Table of Contents
- Definitions
- Batch Gradient Descent
- Stochastic Gradient Descent
- Mini-Batch Gradient Descent
- Advanced Gradient Descent Variants
Short Summary: Gradient descent is a widely used optimization algorithm for efficiently training machine learning models. There are three primary categories of gradient descent: Batch Gradient Descent, Stochastic Gradient Descent, and Mini-Batch Gradient Descent.
Definitions
- \(\theta\) - Model parameters.
- \(J(\theta)\) - Loss function.
- \(\bigtriangledown_\theta J(\theta)\) - Gradient of the losss function w.r.t. the parameters \(\theta\).
- \(\alpha\) - Learning rate.
- \(n\) - Mini-batch size.
Batch Gradient Descent
- The entire dataset is used for updating the model parameters.
- Does not allow for online learning (i.e., on-the-fly updates with new samples).
- Slow and problematic if the entire dataset does not fit into memory.
- Converges to the global minimum for convex functions and to a local minimum for non-convex functions for "reasonable" learning rates.
\begin{equation} \theta = \theta - \alpha \cdot \bigtriangledown_\theta J(\theta) \end{equation}
Stochastic Gradient Descent
- A single \((x, y)\) feature-label pair is used for updating the model parameters.
- Allows for online training and faster than Batch Gradient Descent (fits into memory).
- Loss function fluctuates heavily with each iteration resulting in high variance updates.
- Might fail to converge exactly due to fluctuations, but has a chance of jumping out of a local minimum and converging to a better one.
\begin{equation} \theta = \theta - \alpha \cdot \bigtriangledown_\theta J(\theta;{x^{(i)}};{y^{(i)}}) \end{equation}
Mini-Batch Gradient Descent
- A mini-batch (usually from (n = 8) to (n = 512)) is used for updating the model parameters.
- Allows for online training and is fast as it leverages highly optimized tensor operations.
- Reduces the fluctuations of Stochastic Gradient Descent.
- Does not guarantee good convergence out-of-the-box and utilizes advanced techniques.
\begin{equation} \theta = \theta - \alpha \cdot \bigtriangledown_\theta J(\theta;{x^{(i:i+n)}};{y^{(i:i+n)}}) \end{equation}
Advanced Gradient Descent Variants
Momentum
- Helps getting out of plateaus and ravines, resulting in getting stuck in the local minima.

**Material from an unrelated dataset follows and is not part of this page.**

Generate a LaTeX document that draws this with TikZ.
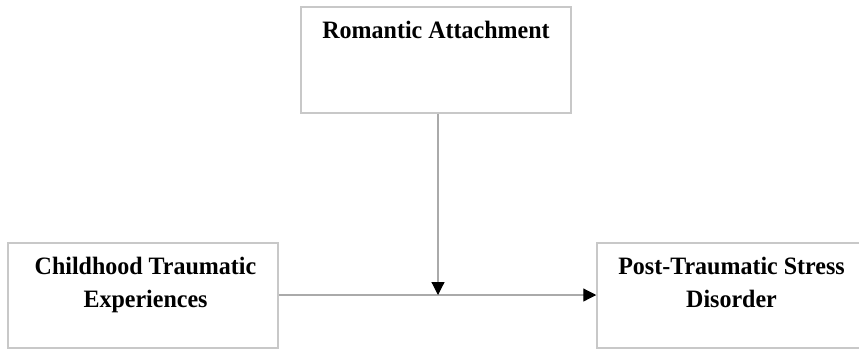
\documentclass[tikz,border=0pt]{standalone}
\usepackage{fontspec}
\setmainfont{Liberation Serif}[FakeStretch=0.96]
\usetikzlibrary{arrows.meta}
\definecolor{box_grey}{RGB}{200,200,200}
\definecolor{line_grey}{RGB}{170,170,170}
\tikzstyle{box}=[rectangle,draw=box_grey,line width=1.5pt,inner sep=0pt]
\tikzstyle{txt}=[anchor=north,align=center,inner sep=0pt,
  font=\fontsize{25}{33}\selectfont\bfseries]
\tikzstyle{arr}=[draw=line_grey,line width=1.2pt,
  -{Triangle[length=13pt,width=13pt,color=black]}]
\begin{document}
\begin{tikzpicture}[x=1pt, y=-1pt]
    \useasboundingbox (0,0) rectangle (859,349);
    \clip (0,0) rectangle (859,349);
    % boxes
    \node [style=box, minimum width=270pt, minimum height=106pt] (ra) at (436, 60) {};
    \node [style=box, minimum width=270pt, minimum height=105pt] (cte) at (143, 295.5) {};
    \node [style=box, minimum width=269pt, minimum height=105pt] (ptsd) at (731.5, 295.5) {};
    % labels
    \node [style=txt] (ra_text) at (436, 21) {Romantic Attachment};
    \node [style=txt] (cte_text) at (145.5, 257) {Childhood Traumatic\\Experiences};
    \node [style=txt] (ptsd_text) at (731.5, 257) {Post-Traumatic Stress\\Disorder};
    % arrows
    \coordinate (m) at (438, 295);
    \draw [style=arr] (cte.east |- m) to (ptsd.west |- m);
    \draw [style=arr] (m |- ra.south) to (m);
\end{tikzpicture}
\end{document}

- Accelerates in the relevant direction and reduces oscillations in the others.
- The coefficient \(\beta\) is in the \((0, 1)\) interval.
\begin{align} v_t &= {\beta \cdot v_{t-1}} + \alpha \cdot \bigtriangledown_\theta J(\theta)\\ \theta &= \theta - v_t \end{align}
Nesterov Accelerated Gradient (NAG)
- Momentum could gain "too much speed" in one direction and overshoot past the minimum (on that dimension).
- Slows down before the slope changes Need to "understand" its direction and the path ahead.
- Approximates the next position of the parameters on the function Calculate gradient on that approximation of the parameters and no the current ones.
- Approximates the next position of the parameters.
- The gradient is missing for the full update.
\begin{align} v_t &= \beta \cdot v_{t-1} + \alpha \cdot \bigtriangledown_\theta J(\theta - {\beta \cdot v_{t-1}})\\ \theta &= \theta - v_t \end{align}
Adagrad, Adadelta, and RMSProp
- Problem: All parameters share the same learning rate (not ideal for sparse data).
- Use different learning rates for each parameters.
- Performs smaller updates for frequent parameters.
- Performs larger updates for infrequent parameters.
- Allows for better convergence.
- For the most part, eliminates the need for tuning the learning rate.
- \(G_t\) is the sum of the gradients.
\begin{equation} \theta_i = \theta_i - \frac{\alpha}{G_t} \cdot \bigtriangledown_\theta J(\theta_i) \end{equation}
Adam, AdaMax, and Nadam
- Adam (Adaptive Moment Estimation) is RMSProp + Momentum.
- AdaMax (Stable Adam) solves some of the numerical stability and bias issues in Adam.
- Uses \(L_{\infty}\) norm.
- Nadam (Nesterov-accelerated Adaptive Moment Estimation) is Adam + NAG.